CHALLENGE: Scan the material below for lines with the word "page" and report how many there are, with nothing added.

INPUT DATA:
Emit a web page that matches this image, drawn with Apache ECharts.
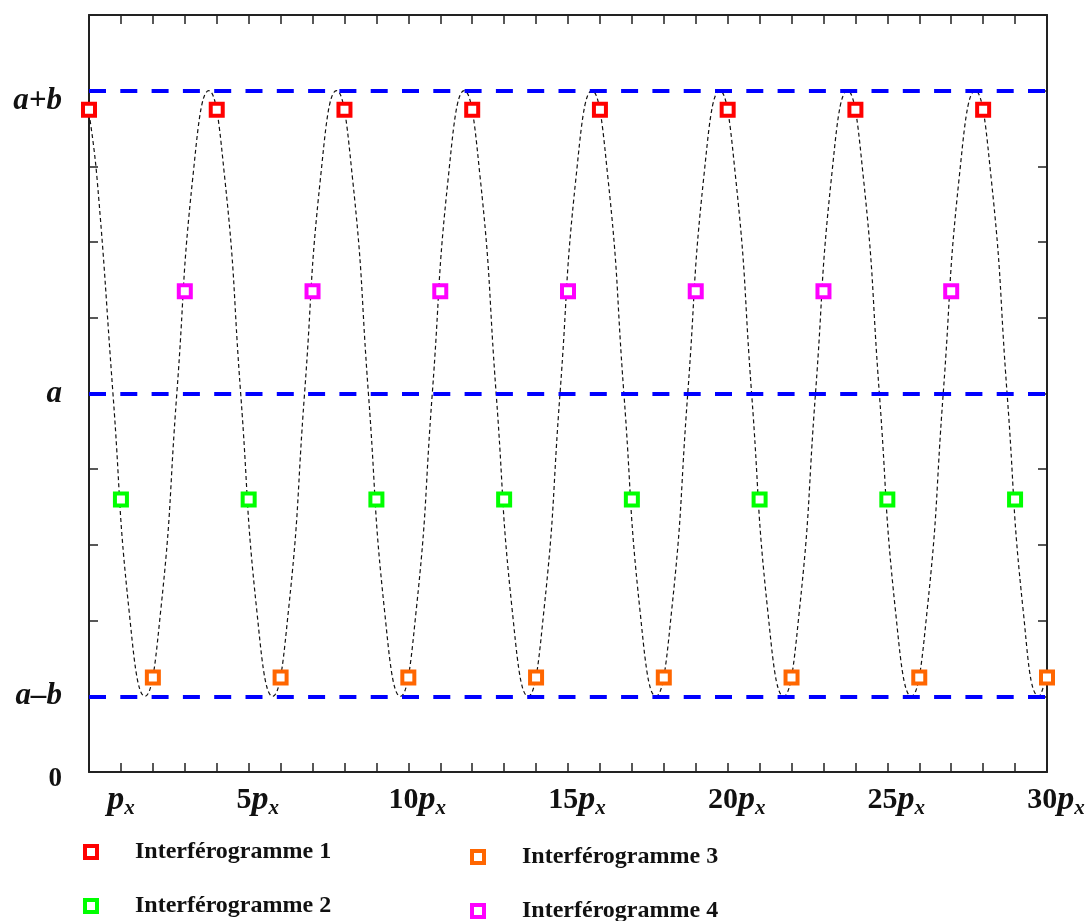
<!DOCTYPE html>
<html>
<head>
<meta charset="utf-8">
<script src="https://cdn.jsdelivr.net/npm/echarts@6/dist/echarts.min.js"></script>
<style>
  html, body { margin: 0; padding: 0; background: #fff; }
  #chart { width: 1089px; height: 921px; }
</style>
</head>
<body>
<div id="chart"></div>
<script>
// niveaux horizontaux : a-b, a, a+b (a = 5, b = 4 sur l'axe)
const levels = [1, 5, 9];

// étiquettes des axes
const xLabelValues = [1, 5, 10, 15, 20, 25, 30];
const yLabels = { 0: '0', 1: 'a–b', 5: 'a', 9: 'a+b' };

// points des interférogrammes
const interf1 = [[0, 8.75], [4, 8.75], [8, 8.75], [12, 8.75], [16, 8.75], [20, 8.75], [24, 8.75], [28, 8.75]];
const interf2 = [[1, 3.6], [5, 3.6], [9, 3.6], [13, 3.6], [17, 3.6], [21, 3.6], [25, 3.6], [29, 3.6]];
const interf3 = [[2, 1.25], [6, 1.25], [10, 1.25], [14, 1.25], [18, 1.25], [22, 1.25], [26, 1.25], [30, 1.25]];
const interf4 = [[3, 6.35], [7, 6.35], [11, 6.35], [15, 6.35], [19, 6.35], [23, 6.35], [27, 6.35]];

// courbe en pointillés
const curve = [
  [0, 8.7], [0.25, 7.85], [0.75, 5], [1.25, 2.15], [1.75, 1], [2.25, 2.15], [2.75, 5], [3.25, 7.85], [3.75, 9],
  [4.25, 7.85], [4.75, 5], [5.25, 2.15], [5.75, 1], [6.25, 2.15], [6.75, 5], [7.25, 7.85], [7.75, 9],
  [8.25, 7.85], [8.75, 5], [9.25, 2.15], [9.75, 1], [10.25, 2.15], [10.75, 5], [11.25, 7.85], [11.75, 9],
  [12.25, 7.85], [12.75, 5], [13.25, 2.15], [13.75, 1], [14.25, 2.15], [14.75, 5], [15.25, 7.85], [15.75, 9],
  [16.25, 7.85], [16.75, 5], [17.25, 2.15], [17.75, 1], [18.25, 2.15], [18.75, 5], [19.25, 7.85], [19.75, 9],
  [20.25, 7.85], [20.75, 5], [21.25, 2.15], [21.75, 1], [22.25, 2.15], [22.75, 5], [23.25, 7.85], [23.75, 9],
  [24.25, 7.85], [24.75, 5], [25.25, 2.15], [25.75, 1], [26.25, 2.15], [26.75, 5], [27.25, 7.85], [27.75, 9],
  [28.25, 7.85], [28.75, 5], [29.25, 2.15], [29.75, 1], [30, 1.3]
];

const names = ['Interférogramme 1', 'Interférogramme 2', 'Interférogramme 3', 'Interférogramme 4'];
const colors = ['#ff0000', '#00ff00', '#ff6600', '#ff00ff'];

const chart = echarts.init(document.getElementById('chart'));

const axisColor = '#222';
const serif = '"Liberation Serif", "DejaVu Serif", serif';

function markerSeries(i, data) {
  return {
    name: names[i],
    type: 'scatter',
    data: data,
    symbol: 'rect',
    symbolSize: 12,
    z: 5,
    itemStyle: { color: '#fff', borderColor: colors[i], borderWidth: 4, opacity: 1 }
  };
}

// une légende par entrée, placée à la main (2 colonnes de 2)
const legendPos = [[83, 840], [83, 894], [470, 845], [470, 899]];
function legendBox(i) {
  return {
    data: [{ name: names[i], itemStyle: { color: '#fff', borderColor: colors[i], borderWidth: 4 } }],
    left: legendPos[i][0], top: legendPos[i][1], padding: 0,
    icon: 'rect', itemWidth: 12, itemHeight: 12,
    selectedMode: false,
    textStyle: {
      fontFamily: serif, fontWeight: 'bold', fontSize: 24, color: '#111',
      padding: [0, 0, 0, 33]
    }
  };
}

// cadre : axes avec graduations vers l'intérieur
function frameAxis(extra) {
  return Object.assign({
    type: 'value', interval: 1,
    axisLine: { show: true, onZero: false, lineStyle: { color: axisColor, width: 2 } },
    axisTick: { show: true, inside: true, length: 9, lineStyle: { color: axisColor, width: 1.5 } },
    splitLine: { show: false },
    axisLabel: { show: false }
  }, extra);
}

const option = {
  animation: false,
  backgroundColor: '#fff',
  grid: { left: 89, right: 42, top: 15, bottom: 149 },
  legend: [legendBox(0), legendBox(1), legendBox(2), legendBox(3)],
  xAxis: [
    frameAxis({
      min: 0, max: 30, position: 'bottom',
      axisLabel: {
        show: true,
        margin: 10,
        formatter: function (v) {
          if (xLabelValues.indexOf(v) < 0) return '';
          return (v === 1 ? '' : '{n|' + v + '}') + '{p|p}{s|x}';
        },
        rich: {
          n: { fontFamily: serif, fontWeight: 'bold', fontSize: 30, color: '#111', padding: [0, 0, 0, 18] },
          p: { fontFamily: serif, fontWeight: 'bold', fontStyle: 'italic', fontSize: 34, color: '#111' },
          s: { fontFamily: serif, fontStyle: 'italic', fontWeight: 'bold', fontSize: 21, color: '#111', padding: [16, 0, 0, 0] }
        }
      }
    }),
    frameAxis({ min: 0, max: 30, position: 'top' })
  ],
  yAxis: [
    frameAxis({
      min: 0, max: 10, position: 'left',
      axisLabel: {
        show: true,
        margin: 27,
        formatter: function (v) {
          if (!(v in yLabels)) return '';
          if (v === 0) return '{n|0}';
          if (v === 9) return '{t|' + yLabels[v] + '}';
          return '{i|' + yLabels[v] + '}';
        },
        rich: {
          n: { fontFamily: serif, fontWeight: 'bold', fontSize: 27, color: '#111', padding: [14, 0, 0, 0] },
          i: { fontFamily: serif, fontWeight: 'bold', fontStyle: 'italic', fontSize: 31, color: '#111' },
          t: { fontFamily: serif, fontWeight: 'bold', fontStyle: 'italic', fontSize: 31, color: '#111', padding: [20, 0, 0, 0] }
        }
      }
    }),
    frameAxis({ min: 0, max: 10, position: 'right' })
  ],
  series: [
    {
      name: 'courbe',
      type: 'line',
      data: curve,
      smooth: 0.5,
      symbol: 'none',
      z: 2,
      lineStyle: { color: '#111', width: 1.2, type: [4, 3] },
      markLine: {
        silent: true,
        symbol: ['none', 'none'],
        label: { show: false },
        lineStyle: { color: '#0000ff', width: 4, type: [17, 14.3] },
        data: levels.map(function (l) { return { yAxis: l }; })
      }
    },
    markerSeries(0, interf1),
    markerSeries(1, interf2),
    markerSeries(2, interf3),
    markerSeries(3, interf4)
  ]
};

chart.setOption(option);
</script>
</body>
</html>
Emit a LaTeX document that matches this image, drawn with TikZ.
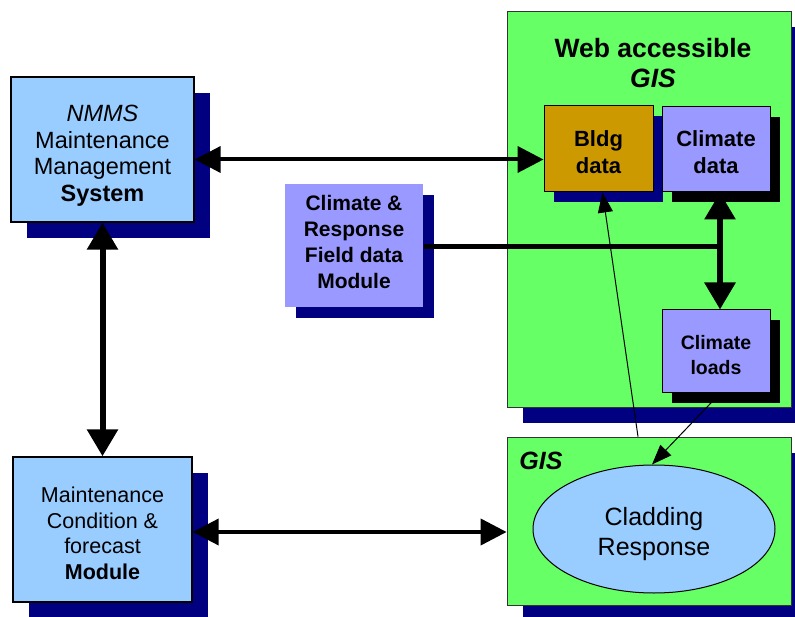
\documentclass[tikz,border=0pt]{standalone}
\usepackage{fontspec}
\setmainfont{Liberation Sans}
\usetikzlibrary{shapes.geometric, arrows.meta, positioning, shadows}

\definecolor{paleblue}{HTML}{99CCFF}
\definecolor{lilac}{HTML}{9999FF}
\definecolor{webgreen}{HTML}{66FF66}
\definecolor{bldggold}{HTML}{CC9900}
\definecolor{navyshade}{HTML}{000080}

\begin{document}
\begin{tikzpicture}[x=1pt, y=-1pt,
    navyshadow/.style={drop shadow={shadow xshift=#1, shadow yshift=-#1, fill=navyshade, opacity=1}},
    blackshadow/.style={drop shadow={shadow xshift=#1, shadow yshift=-#1, fill=black, opacity=1}},
    box/.style={rectangle, draw=black, line width=1.4pt, fill=paleblue, inner sep=0pt, align=center},
    area/.style={rectangle, draw=black!80, line width=0.8pt, fill=webgreen, inner sep=0pt, navyshadow=16pt},
    databox/.style={rectangle, draw=black, line width=1pt, fill=lilac, inner sep=0pt, align=center,
        font=\bfseries\fontsize{22}{27}\selectfont},
    bigarrow/.style={{Triangle[length=26pt,width=26pt]}-{Triangle[length=26pt,width=26pt]}, line width=4pt},
    tallarrow/.style={{Triangle[length=27pt,width=30pt]}-{Triangle[length=27pt,width=30pt]}, line width=6pt},
    thinarrow/.style={-{Triangle[length=20pt,width=15pt]}, line width=1pt}
]
    \path[use as bounding box, clip] (0,0) rectangle (795,617);

    % Maintenance side
    \node[box, navyshadow=16pt, minimum width=183pt, minimum height=145pt, text height=109pt,
        font=\fontsize{23.5}{26.7}\selectfont]
        (nmms) at (102.5,149.5) {\textit{NMMS}\\Maintenance\\Management\\\textbf{System}};
    \node[box, navyshadow=16pt, minimum width=179pt, minimum height=145pt, text height=100pt,
        font=\fontsize{21.5}{25.6}\selectfont]
        (mcf) at (102.5,529.5) {Maintenance\\Condition \&\\forecast\\\textbf{Module}};

    % Field data
    \node[box, draw=none, fill=lilac, navyshadow=11pt, minimum width=138pt, minimum height=123pt,
        text height=86pt, font=\bfseries\fontsize{21}{26}\selectfont]
        (crf) at (354,245.5) {Climate \&\\Response\\Field data\\Module};

    % Web accessible GIS
    \node[area, minimum width=284pt, minimum height=396pt] (web) at (649,209) {};
    \node[align=center, font=\bfseries\fontsize{26.5}{30}\selectfont]
        (webtitle) at (653,63) {Web accessible\\\textit{GIS}};
    \node[databox, fill=bldggold, navyshadow=10pt, minimum width=109pt, minimum height=86pt,
        text height=50pt] (bldg) at (598.5,149) {Bldg\\data};
    \node[databox, blackshadow=10pt, minimum width=108pt, minimum height=85pt,
        text height=48pt] (cdata) at (716,149.5) {Climate\\data};
    \node[databox, blackshadow=10pt, minimum width=108pt, minimum height=83pt, text height=46pt,
        font=\bfseries\fontsize{19.5}{25}\selectfont] (cloads) at (716,351.5) {Climate\\loads};

    % GIS with cladding model
    \node[area, minimum width=284pt, minimum height=168pt] (gis) at (649,521) {};
    \node[font=\bfseries\itshape\fontsize{25}{30}\selectfont] (gistitle) at (541,461) {GIS};
    \node[ellipse, draw=black, line width=1pt, fill=paleblue, minimum width=242pt, minimum height=128pt,
        inner sep=0pt, align=center, text height=58pt, font=\fontsize{25}{30}\selectfont]
        (clad) at (654,529) {Cladding\\Response};

    % Links
    \draw[bigarrow] ([yshift=-10pt]nmms.east) -- ([yshift=-10pt]nmms.east -| bldg.west);
    \draw[tallarrow] (nmms.south) -- (mcf.north);
    \draw[bigarrow] ([yshift=-2.5pt]mcf.east) -- ([yshift=-2.5pt]mcf.east -| gis.west);
    \coordinate (junction) at ([xshift=4pt]cdata.south |- crf.east);
    \draw[line width=5pt] ([yshift=-1.5pt]crf.east) -- ([yshift=-1.5pt]junction);
    \draw[tallarrow] ([xshift=4pt]cdata.south) -- ([xshift=4pt]cloads.north);
    \draw[thinarrow] ([xshift=4pt]cloads.south) -- ([xshift=-2pt]clad.north);
    \draw[thinarrow, {Triangle[length=20pt,width=15pt]}-] ([xshift=4pt]bldg.south) -- ([xshift=-11pt]gis.north);
\end{tikzpicture}
\end{document}
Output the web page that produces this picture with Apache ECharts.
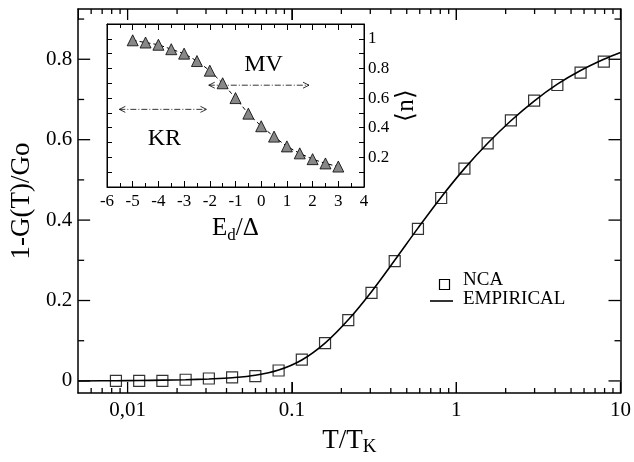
<!DOCTYPE html>
<html>
<head>
<meta charset="utf-8">
<script src="https://cdn.jsdelivr.net/npm/echarts@6/dist/echarts.min.js"></script>
<style>
html,body{margin:0;padding:0;background:#fff;overflow:hidden;}
#chart{width:634px;height:462px;}
</style>
</head>
<body>
<div id="chart"></div>
<script>
// ---------- main panel data ----------
const tValues = [0.00849, 0.01176, 0.01628, 0.02255, 0.03123, 0.04325, 0.0599, 0.0830, 0.1149, 0.1591, 0.2203,
                 0.3051, 0.4224, 0.585, 0.810, 1.122, 1.554, 2.152, 2.980, 4.127, 5.715, 7.914];
const ncaValues = [0.0, 0.0, 0.0, 0.003, 0.006, 0.009, 0.012, 0.026, 0.053, 0.094, 0.151,
                   0.219, 0.298, 0.378, 0.455, 0.528, 0.591, 0.648, 0.697, 0.736, 0.767, 0.794];
const empT = [0.005, 0.00849, 0.01176, 0.01628, 0.02255, 0.03123, 0.04325, 0.0599, 0.0830, 0.1149, 0.1591, 0.2203,
              0.3051, 0.4224, 0.585, 0.810, 1.122, 1.554, 2.152, 2.980, 4.127, 5.715, 7.914, 10];
const empValues = [0.0, 0.0005, 0.001, 0.002, 0.003, 0.005, 0.008, 0.014, 0.027, 0.052, 0.094, 0.152,
                   0.222, 0.300, 0.380, 0.457, 0.528, 0.591, 0.647, 0.696, 0.738, 0.772, 0.800, 0.817];
const xMajorTicks = [0.01, 0.1, 1, 10];
const xTickLabels = ['0,01', '0.1', '1', '10'];
const xMinorTicks = [0.006, 0.007, 0.008, 0.009, 0.02, 0.03, 0.04, 0.05, 0.06, 0.07, 0.08, 0.09,
                     0.2, 0.3, 0.4, 0.5, 0.6, 0.7, 0.8, 0.9, 2, 3, 4, 5, 6, 7, 8, 9];
const yMajorTicks = [0, 0.2, 0.4, 0.6, 0.8];
const yTickLabels = ['0', '0.2', '0.4', '0.6', '0.8'];
const yMinorTicks = [0.1, 0.3, 0.5, 0.7, 0.9];
const X_MIN = 0.005, X_MAX = 10, Y_MIN = -0.03, Y_MAX = 0.925;
const legendNames = ['NCA', 'EMPIRICAL'];

// ---------- inset data ----------
const edValues = [-5, -4.5, -4, -3.5, -3, -2.5, -2, -1.5, -1, -0.5, 0, 0.5, 1, 1.5, 2, 2.5, 3];
const nValues = [0.99, 0.975, 0.96, 0.93, 0.90, 0.85, 0.785, 0.70, 0.60, 0.495, 0.41, 0.34, 0.274, 0.227, 0.188, 0.159, 0.138];
const insetYLabelTicks = [0.2, 0.4, 0.6, 0.8, 1];
const insetYLabels = ['0.2', '0.4', '0.6', '0.8', '1'];
const insetYTicks = [0.1, 0.2, 0.3, 0.4, 0.5, 0.6, 0.7, 0.8, 0.9, 1.0];
const krArrow = [-5.52, -2.13, 0.524];
const mvArrow = [-2.04, 1.86, 0.687];
const regionNames = ['MV', 'KR'];
const regionX = [0.09, -3.77];
const regionY = [0.826, 0.324];

const FONT = "'Liberation Serif', 'Times New Roman', serif";
const BLACK = '#000';
const MAJOR_LEN = 11, MINOR_LEN = 5;

function lookup(vals, labels, v) {
  for (let i = 0; i < vals.length; i++) {
    if (Math.abs(vals[i] - v) < 1e-9 * Math.max(1, Math.abs(v)) + 1e-12) return labels[i];
  }
  return '';
}
function tickLine(x1, y1, x2, y2) {
  return {type: 'line', shape: {x1: x1, y1: y1, x2: x2, y2: y2}, style: {stroke: BLACK, lineWidth: 1.3}};
}

const chart = echarts.init(document.getElementById('chart'));

const mainX = (extra) => Object.assign({
  type: 'log', gridIndex: 0, min: X_MIN, max: X_MAX,
  splitLine: {show: false},
  axisLine: {show: true, onZero: false, lineStyle: {color: BLACK, width: 1.5}},
  axisLabel: {show: false},
  axisTick: {show: true, inside: true, length: MAJOR_LEN, lineStyle: {color: BLACK, width: 1}}
}, extra);

const mainY = (extra) => Object.assign({
  type: 'value', gridIndex: 0, min: Y_MIN, max: Y_MAX,
  splitLine: {show: false},
  axisLine: {show: true, onZero: false, lineStyle: {color: BLACK, width: 1.5}},
  axisLabel: {show: false},
  axisTick: {show: false}
}, extra);

const insetX = (extra) => Object.assign({
  type: 'value', gridIndex: 1, min: -6, max: 4, interval: 1,
  splitLine: {show: false},
  axisLine: {show: true, onZero: false, lineStyle: {color: BLACK, width: 1}},
  axisLabel: {show: false},
  axisTick: {show: true, inside: true, length: 6, lineStyle: {color: BLACK, width: 1}},
  minorTick: {show: true, splitNumber: 2, length: 4, lineStyle: {color: BLACK, width: 1}}
}, extra);

const insetY = (extra) => Object.assign({
  type: 'value', gridIndex: 1, min: 0, max: 1.1,
  splitLine: {show: false},
  axisLine: {show: true, onZero: false, lineStyle: {color: BLACK, width: 1}},
  axisLabel: {show: false},
  axisTick: {show: true, inside: true, length: 5, lineStyle: {color: BLACK, width: 1}, customValues: insetYTicks}
}, extra);

const option = {
  backgroundColor: '#fff',
  animation: false,
  grid: [
    {left: 76, right: 13, top: 9, bottom: 57, show: false},
    {left: 107, right: 270, top: 24, bottom: 275, show: true, backgroundColor: '#fff', borderColor: BLACK, borderWidth: 1}
  ],
  xAxis: [
    mainX({
      position: 'bottom',
      axisLabel: {show: true, showMinLabel: false, fontSize: 21, color: BLACK, fontFamily: FONT, margin: 7,
                  formatter: v => lookup(xMajorTicks, xTickLabels, v)},
      name: '{a|T/T}{s|K}', nameLocation: 'middle', nameGap: 31,
      nameTextStyle: {rich: {a: {fontSize: 27, fontFamily: FONT, color: BLACK},
                             s: {fontSize: 19, fontFamily: FONT, color: BLACK, padding: [14, 0, 0, 0]}}}
    }),
    mainX({position: 'top'}),
    insetX({
      position: 'bottom',
      axisLabel: {show: true, fontSize: 17, color: BLACK, fontFamily: FONT, margin: 6},
      name: '{a|E}{s|d}{a|/Δ}', nameLocation: 'middle', nameGap: 26,
      nameTextStyle: {rich: {a: {fontSize: 25, fontFamily: FONT, color: BLACK},
                             s: {fontSize: 17, fontFamily: FONT, color: BLACK, padding: [14, 0, 0, 0]}}}
    }),
    insetX({position: 'top'})
  ],
  yAxis: [
    mainY({
      position: 'left',
      axisLabel: {show: true, customValues: yMajorTicks, fontSize: 21, color: BLACK, fontFamily: FONT, margin: 6,
                  formatter: v => lookup(yMajorTicks, yTickLabels, v)},
      name: '1-G(T)/Go', nameLocation: 'middle', nameGap: 42, nameRotate: 90,
      nameTextStyle: {fontSize: 27, fontFamily: FONT, color: BLACK}
    }),
    mainY({position: 'right'}),
    insetY({
      position: 'right',
      axisLabel: {show: true, customValues: insetYLabelTicks, fontSize: 17, color: BLACK, fontFamily: FONT, margin: 4,
                  formatter: v => lookup(insetYLabelTicks, insetYLabels, v)},
      name: '⟨n⟩', nameLocation: 'middle', nameGap: 30, nameRotate: 90,
      nameTextStyle: {fontSize: 25, fontFamily: FONT, color: BLACK}
    }),
    insetY({position: 'left'})
  ],
  graphic: [
    {type: 'rect', left: 437, top: 277, shape: {width: 10, height: 10},
     style: {fill: 'none', stroke: BLACK, lineWidth: 1.2}},
    {type: 'text', left: 463, top: 271, style: {text: legendNames[0], fontSize: 19, fontFamily: FONT, fill: BLACK}},
    {type: 'line', shape: {x1: 430, y1: 301, x2: 453, y2: 301}, style: {stroke: BLACK, lineWidth: 1.6}},
    {type: 'text', left: 463, top: 290, style: {text: legendNames[1], fontSize: 19, fontFamily: FONT, fill: BLACK}}
  ],
  series: [
    {
      name: 'xticks', type: 'custom', z: 6,
      data: xMajorTicks.map(v => [v, 0, MAJOR_LEN]).concat(xMinorTicks.map(v => [v, 0, MINOR_LEN])),
      renderItem: function (params, api) {
        const cs = params.coordSys;
        const x = api.coord([api.value(0), 0])[0];
        const L = api.value(2);
        const yb = cs.y + cs.height, yt = cs.y;
        return {type: 'group', children: [tickLine(x, yb, x, yb - L), tickLine(x, yt, x, yt + L)]};
      }
    },
    {
      name: 'yticks', type: 'custom', z: 6,
      data: yMajorTicks.map(v => [0.1, v, MAJOR_LEN + 1]).concat(yMinorTicks.map(v => [0.1, v, MINOR_LEN + 1])),
      renderItem: function (params, api) {
        const cs = params.coordSys;
        const y = api.coord([api.value(0), api.value(1)])[1];
        const L = api.value(2);
        return {type: 'group', children: [tickLine(cs.x, y, cs.x + L, y), tickLine(cs.x + cs.width, y, cs.x + cs.width - L, y)]};
      }
    },
    {
      name: 'EMPIRICAL', type: 'line', xAxisIndex: 0, yAxisIndex: 0,
      data: empT.map((t, i) => [t, empValues[i]]),
      smooth: 0.35, showSymbol: false, symbol: 'none',
      lineStyle: {color: BLACK, width: 1.6}, itemStyle: {color: BLACK}, z: 3
    },
    {
      name: 'NCA', type: 'scatter', xAxisIndex: 0, yAxisIndex: 0,
      data: tValues.map((t, i) => [t, ncaValues[i]]),
      symbol: 'rect', symbolSize: 11,
      itemStyle: {color: 'rgba(255,255,255,0)', borderColor: BLACK, borderWidth: 1.2}, z: 4
    },
    {
      name: 'n', type: 'line', xAxisIndex: 2, yAxisIndex: 2,
      data: edValues.map((e, i) => [e, nValues[i]]),
      symbol: 'triangle', symbolSize: 11, showSymbol: true,
      lineStyle: {color: BLACK, width: 1, type: [4, 3]},
      itemStyle: {color: '#888888', borderColor: BLACK, borderWidth: 0.8}, z: 10
    },
    {
      name: 'arrows', type: 'custom', xAxisIndex: 2, yAxisIndex: 2, z: 10,
      data: [krArrow, mvArrow],
      encode: {x: [0, 1], y: 2},
      renderItem: function (params, api) {
        const p1 = api.coord([api.value(0), api.value(2)]);
        const p2 = api.coord([api.value(1), api.value(2)]);
        const h = 6, w = 3;
        const st = {stroke: BLACK, lineWidth: 0.8, fill: null};
        return {
          type: 'group', children: [
            {type: 'line', shape: {x1: p1[0], y1: p1[1], x2: p2[0], y2: p2[1]},
             style: {stroke: BLACK, lineWidth: 0.8, lineDash: [6, 2, 1, 2]}},
            {type: 'polyline', shape: {points: [[p1[0] + h, p1[1] - w], [p1[0], p1[1]], [p1[0] + h, p1[1] + w]]}, style: st},
            {type: 'polyline', shape: {points: [[p2[0] - h, p2[1] - w], [p2[0], p2[1]], [p2[0] - h, p2[1] + w]]}, style: st}
          ]
        };
      }
    },
    {
      name: 'regions', type: 'custom', xAxisIndex: 2, yAxisIndex: 2, z: 10,
      data: regionNames.map((n, i) => [regionX[i], regionY[i], n]),
      renderItem: function (params, api) {
        const p = api.coord([api.value(0), api.value(1)]);
        return {
          type: 'text', x: p[0], y: p[1],
          style: {text: regionNames[params.dataIndex], fontSize: 24, fontFamily: FONT, fill: BLACK,
                  align: 'center', verticalAlign: 'middle'}
        };
      }
    }
  ]
};
chart.setOption(option);
</script>
</body>
</html>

ANSWER FOR THIS EXERCISE: 2